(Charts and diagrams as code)
┏━━
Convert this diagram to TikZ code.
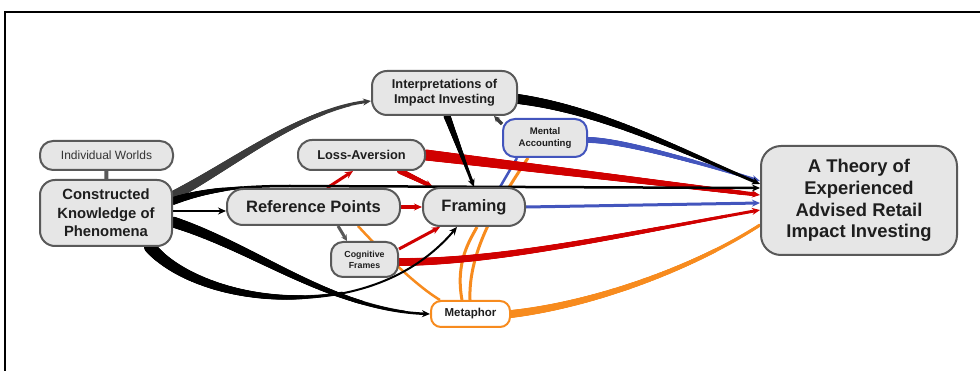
\documentclass[tikz,border=0pt]{standalone}
\usepackage{fontspec}
\setmainfont{Liberation Sans}
\usetikzlibrary{arrows.meta,backgrounds,decorations.markings}

\definecolor{boxfill}{HTML}{E6E6E6}
\definecolor{boxline}{HTML}{595959}
\definecolor{textgray}{HTML}{333333}
\definecolor{inktext}{HTML}{1E1E1E}
\definecolor{linkred}{HTML}{D00000}
\definecolor{linkblue}{HTML}{4355BD}
\definecolor{linkorange}{HTML}{F78B1E}
\definecolor{linkgray}{HTML}{3C3C3C}

\tikzset{
  box/.style={draw=boxline, fill=boxfill, line width=2pt, align=center,
    inner sep=0pt, text=inktext},
  tip/.style={-{Stealth[length=8pt,width=7pt]}},
  smalltip/.style={-{Stealth[length=6pt,width=6pt]}},
  % stroke that narrows from width #2 to #3 over the fraction #4 of the path
  taper/.style n args={4}{postaction={decorate,decoration={markings,
    mark=between positions 0 and #4 step 0.8pt with {
      \pgfmathsetmacro\tpr{(#2-(#2-#3)*(\pgfkeysvalueof{/pgf/decoration/mark info/distance from start})/(#4*\pgfdecoratedpathlength))/2}
      \fill[#1] (0,0) circle[radius=\tpr pt];
    }}}},
}

\begin{document}
\begin{tikzpicture}[x=1pt, y=-1pt, line cap=round]
\useasboundingbox (0,0) rectangle (980,371);

% ---- nodes ----
\node[box, minimum width=133pt, minimum height=29pt, rounded corners=13pt,
  text=textgray, font=\fontsize{12}{14}\selectfont] (iw) at (106.5,155.5) {Individual Worlds};
\node[box, minimum width=132pt, minimum height=66pt, rounded corners=15pt,
  font=\bfseries\fontsize{14.8}{18.5}\selectfont] (ck) at (106,213) {Constructed\\Knowledge of\\Phenomena};
\node[box, minimum width=173pt, minimum height=36pt, rounded corners=16pt,
  font=\bfseries\fontsize{16.5}{19}\selectfont] (ref) at (313.5,207) {Reference Points};
\node[box, minimum width=102pt, minimum height=38pt, rounded corners=17pt,
  font=\bfseries\fontsize{16.5}{19}\selectfont] (framing) at (474,207) {Framing};
\node[box, minimum width=127pt, minimum height=30pt, rounded corners=14pt,
  font=\bfseries\fontsize{12.8}{15}\selectfont] (la) at (361.5,155) {Loss-Aversion};
\node[box, minimum width=145pt, minimum height=44pt, rounded corners=15pt,
  font=\bfseries\fontsize{12.8}{15}\selectfont] (interp) at (444.5,93) {Interpretations of\\Impact Investing};
\node[box, draw=linkblue, minimum width=84pt, minimum height=38pt, rounded corners=12pt,
  font=\bfseries\fontsize{9.6}{11.7}\selectfont] (ma) at (545,138) {Mental\\Accounting};
\node[box, minimum width=67pt, minimum height=35pt, rounded corners=12pt,
  font=\bfseries\fontsize{8.8}{11}\selectfont] (cf) at (364.5,259.5) {Cognitive\\Frames};
\node[box, draw=linkorange, fill=white, minimum width=79pt, minimum height=26pt, rounded corners=10pt,
  font=\bfseries\fontsize{11.5}{13}\selectfont] (metaphor) at (470.5,314) {Metaphor};
\node[box, minimum width=196pt, minimum height=109pt, rounded corners=20pt,
  font=\bfseries\fontsize{18.4}{21.7}\selectfont] (theory) at (859,200.5) {A Theory of\\Experienced\\Advised Retail\\Impact Investing};

\begin{scope}[on background layer]
  % frame
  \draw[black, line width=2.5pt, line cap=butt] (5,371) -- (5,12) -- (980,12);

  % link between the two left boxes
  \draw[boxline, line width=4pt, line cap=butt] (iw) -- (ck);

  % orange links
  \draw[linkorange, line width=3pt, taper={linkorange}{8}{3}{1}]
    (metaphor.east) .. controls (590,305) and (690,270) .. (theory.west |- 0,225);
  \draw[linkorange, line width=3pt]
    (metaphor.north -| 462,0) .. controls (455,262) and (470,240) .. (framing.south -| 477,0);
  \draw[linkorange, line width=3pt]
    (metaphor.north -| 470,0) .. controls (468,250) and (500,200) .. (ma.south -| 528,0);
  \draw[linkorange, line width=2.5pt]
    (ref.south -| 358,0) .. controls (380,250) and (415,285) .. (metaphor.north -| 440,0);

  % blue links
  \draw[linkblue, line width=3pt, tip, taper={linkblue}{6}{3}{0.9}]
    (ma.east |- 0,140) .. controls (620,140) and (690,160) .. (theory.west |- 0,181);
  \draw[linkblue, line width=3pt, tip] (framing.east) -- (theory.west |- 0,203);
  \draw[linkblue, line width=2.5pt] (framing.north -| 500,0) -- (ma.south -| 517,0);

  % red links
  \draw[linkred, line width=3pt, tip] (ref.north -| 327,0) -- (la.south -| 353,0);
  \draw[linkred, line width=4pt, tip, taper={linkred}{6}{4}{0.8}]
    (la.south -| 400,0) -- (framing.north -| 433,0);
  \draw[linkred, line width=4pt, tip] (ref.east) -- (framing.west);
  \draw[linkred, line width=3pt, tip] (cf.east |- 0,249) -- (framing.south -| 440,0);
  \draw[linkred, line width=4pt, tip, taper={linkred}{11}{4}{0.95}]
    (la.east |- 0,155) -- (theory.west |- 0,195);
  \draw[linkred, line width=3pt, tip, taper={linkred}{8}{3}{0.9}]
    (cf.east |- 0,262) .. controls (500,262) and (620,235) .. (theory.west |- 0,210);

  % black and grey links
  \draw[linkgray, line width=3pt, tip, taper={linkgray}{10}{3}{0.9}]
    (ck.east |- 0,196) .. controls (240,160) and (300,110) .. (interp.west |- 0,101);
  \draw[black, line width=2.5pt, tip, taper={black}{8}{2.5}{0.12}]
    (ck.east |- 0,201) .. controls (205,190) and (240,186) .. (290,186) -- (theory.west |- 0,188);
  \draw[black, line width=2pt, tip] (ck.east |- 0,211) -- (ref.west |- 0,211);
  \draw[black, line width=2.5pt, tip, taper={black}{11}{2.5}{0.9}]
    (ck.east |- 0,222) .. controls (260,250) and (330,310) .. (metaphor.west);
  \draw[black, line width=2pt, tip, taper={black}{12}{2}{0.6}]
    (ck.south -| 150,0) .. controls (200,305) and (370,330) .. (framing.south -| 457,0);
  \draw[black, line width=3pt, tip, taper={black}{7}{3}{0.8}]
    (interp.south -| 447,0) -- (framing.north -| 474,0);
  \draw[black, line width=3pt, tip, taper={black}{10}{3}{0.9}]
    (interp.east |- 0,99) .. controls (600,110) and (680,150) .. (theory.west |- 0,184);
  \draw[linkgray, line width=3.5pt, smalltip] (ma.west |- 0,124) -- (interp.south -| 494,0);
  \draw[boxline, line width=3pt, smalltip] (ref.south -| 338,0) -- (cf.north -| 347,0);
\end{scope}
\end{tikzpicture}
\end{document}
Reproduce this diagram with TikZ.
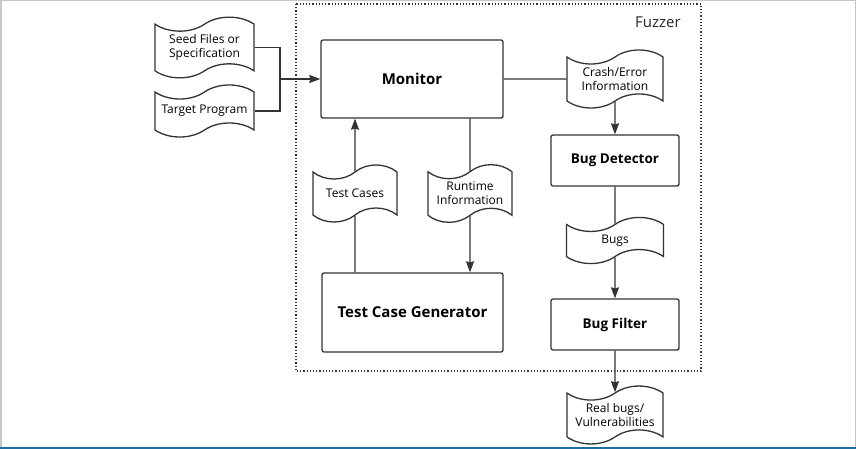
\documentclass[tikz,border=0pt]{standalone}
\usepackage{fontspec}
\setmainfont{Open Sans}
\usepackage{tikz}
\usetikzlibrary{arrows.meta,shapes.symbols}
\definecolor{linegray}{HTML}{333333}
\definecolor{edgeblue}{HTML}{1B6EA3}

\begin{document}
\begin{tikzpicture}[x=1pt,y=-1pt,->,>={Stealth[length=11pt,width=8pt,inset=1pt]},
                    line width=1.3pt,color=linegray,
                    box node/.style={rectangle,rounded corners=2pt,draw,text=black,
                      font=\bfseries\fontsize{15}{18}\selectfont},
                    tape node/.style={tape,draw,align=center,text=black,
                      tape bend height=14pt,font=\fontsize{12}{14}\selectfont}]
  \useasboundingbox (0,0) rectangle (856,449);
  \draw [-,line width=1.5pt,black!22] (0.75,449) -- (0.75,0.75) -- (855.25,0.75) -- (855.25,449);
  \draw [-,line width=2pt,edgeblue] (0,448) -- (856,448);
  \draw [-,dotted,line width=1.2pt] (296,4) rectangle (701,371);
%  \draw [thin] (296,4) rectangle (701,371);
  \node[text=black!85,font=\fontsize{15}{18}\selectfont] (0) at (658,22) {Fuzzer};
  \node[tape node,minimum width=99pt,minimum height=53pt] (1) at (204.5,47.5) {Seed Files or\\Specification};
  \node[tape node,minimum width=99pt,minimum height=52pt] (2) at (204.5,111) {Target Program};
  \node[box node,minimum width=182pt,minimum height=78pt] (3) at (412,79) {Monitor};
  \node[tape node,minimum width=96pt,minimum height=58pt] (4) at (615,79) {Crash/Error\\Information};
  \node[tape node,minimum width=84pt,minimum height=57pt] (5) at (355,193.5) {Test Cases};
  \node[tape node,minimum width=84pt,minimum height=57pt] (6) at (470,193.5) {Runtime\\Information};
  \node[box node,minimum width=128pt,minimum height=51pt,font=\bfseries\fontsize{13.5}{16}\selectfont] (7) at (615,160.5) {Bug Detector};
  \node[tape node,minimum width=97pt,minimum height=45pt] (8) at (615,240.5) {Bugs};
  \node[box node,minimum width=181pt,minimum height=79pt] (9) at (412.5,312.5) {Test Case Generator};
  \node[box node,minimum width=128pt,minimum height=51pt,font=\bfseries\fontsize{13.5}{16}\selectfont] (10) at (615,324.5) {Bug Filter};
  \node[tape node,minimum width=96pt,minimum height=50pt] (11) at (615,415) {Real bugs/\\Vulnerabilities};
  \coordinate (j) at (280,79);
  \draw [-] (1) -| (j);
  \draw [-] (2) -| (j);
  \path (j) edge (3)
        (3) edge[-] (4)
        (5) edge (5 |- 3.south)
        (5) edge[-] (5 |- 9.north)
        (6 |- 3.south) edge[-] (6)
        (6) edge (6 |- 9.north)
        (4) edge (7)
        (7) edge[-] (8)
        (8) edge (10)
        (10) edge (11);
\end{tikzpicture}
\end{document}
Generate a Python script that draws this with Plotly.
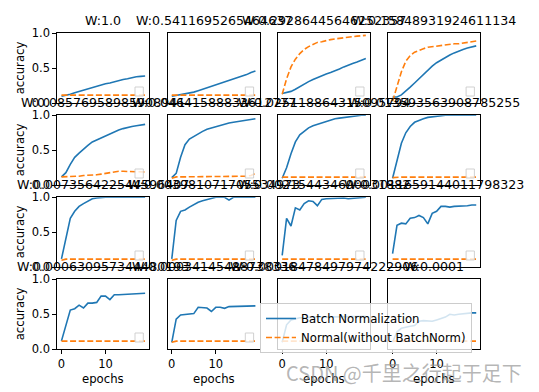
┗━━
◆ What to do ◆
Return nothing but the lines running from the start of the data to the line with "(0,0) rectangle (980,371);", please, both ends included and no pictures.

◆ Answer below ◆
Convert this diagram to TikZ code.
\documentclass[tikz,border=0pt]{standalone}
\usepackage{fontspec}
\setmainfont{Liberation Sans}
\usetikzlibrary{arrows.meta,backgrounds,decorations.markings}

\definecolor{boxfill}{HTML}{E6E6E6}
\definecolor{boxline}{HTML}{595959}
\definecolor{textgray}{HTML}{333333}
\definecolor{inktext}{HTML}{1E1E1E}
\definecolor{linkred}{HTML}{D00000}
\definecolor{linkblue}{HTML}{4355BD}
\definecolor{linkorange}{HTML}{F78B1E}
\definecolor{linkgray}{HTML}{3C3C3C}

\tikzset{
  box/.style={draw=boxline, fill=boxfill, line width=2pt, align=center,
    inner sep=0pt, text=inktext},
  tip/.style={-{Stealth[length=8pt,width=7pt]}},
  smalltip/.style={-{Stealth[length=6pt,width=6pt]}},
  % stroke that narrows from width #2 to #3 over the fraction #4 of the path
  taper/.style n args={4}{postaction={decorate,decoration={markings,
    mark=between positions 0 and #4 step 0.8pt with {
      \pgfmathsetmacro\tpr{(#2-(#2-#3)*(\pgfkeysvalueof{/pgf/decoration/mark info/distance from start})/(#4*\pgfdecoratedpathlength))/2}
      \fill[#1] (0,0) circle[radius=\tpr pt];
    }}}},
}

\begin{document}
\begin{tikzpicture}[x=1pt, y=-1pt, line cap=round]
\useasboundingbox (0,0) rectangle (980,371);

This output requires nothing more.